Martin got hurt on the first drive of the game, when he was tackled on a second-and-goal by Zach Thomas and was slow to get up. Then in the second quarter, he took another shot to the knee following a 9-yard run.
Edwards said he had no idea Martin was hurt until the next morning.
"It's tough but you learn that when you sit in this seat," Edwards said. "Every day you come into work, there's five things you put on your desk that you don't really like but you have to deal with. They don't cancel your games, they don't allow you to get a bye. We have to prepare our team this week."
Edwards sounded pessimistic about Martin when he was asked about Blaylock, who has two carries for 14 yards this season. When asked about Blaylock's limited playing time, Edwards said, "This week he didn't run a whole bunch.

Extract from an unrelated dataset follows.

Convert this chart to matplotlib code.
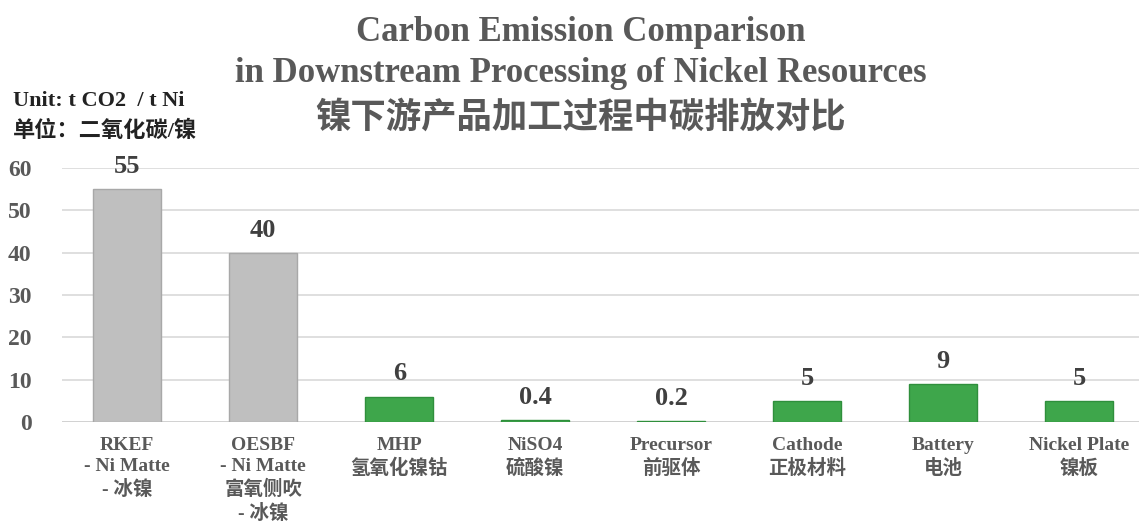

Right now it looks like he's going to run a lot."
But with Martin, one never knows. His play has been so important to the team, especially with Pennington struggling early in the new offensive system. The Jets went into the season wanting to emphasize Martin and the run, and that probably won't change no matter who carries the ball.
His teammates are hoping for the best, especially with a tough stretch of games looming against top defenses. After Jacksonville, the Jets have Baltimore, Tampa Bay and Buffalo.
"We all know Curtis is a tough guy," guard Pete Kendall said. "He's going to play if he can play. It wasn't like our jobs could have gotten much harder anyway with these defenses coming up. It's going to be a tough mountain to climb regardless."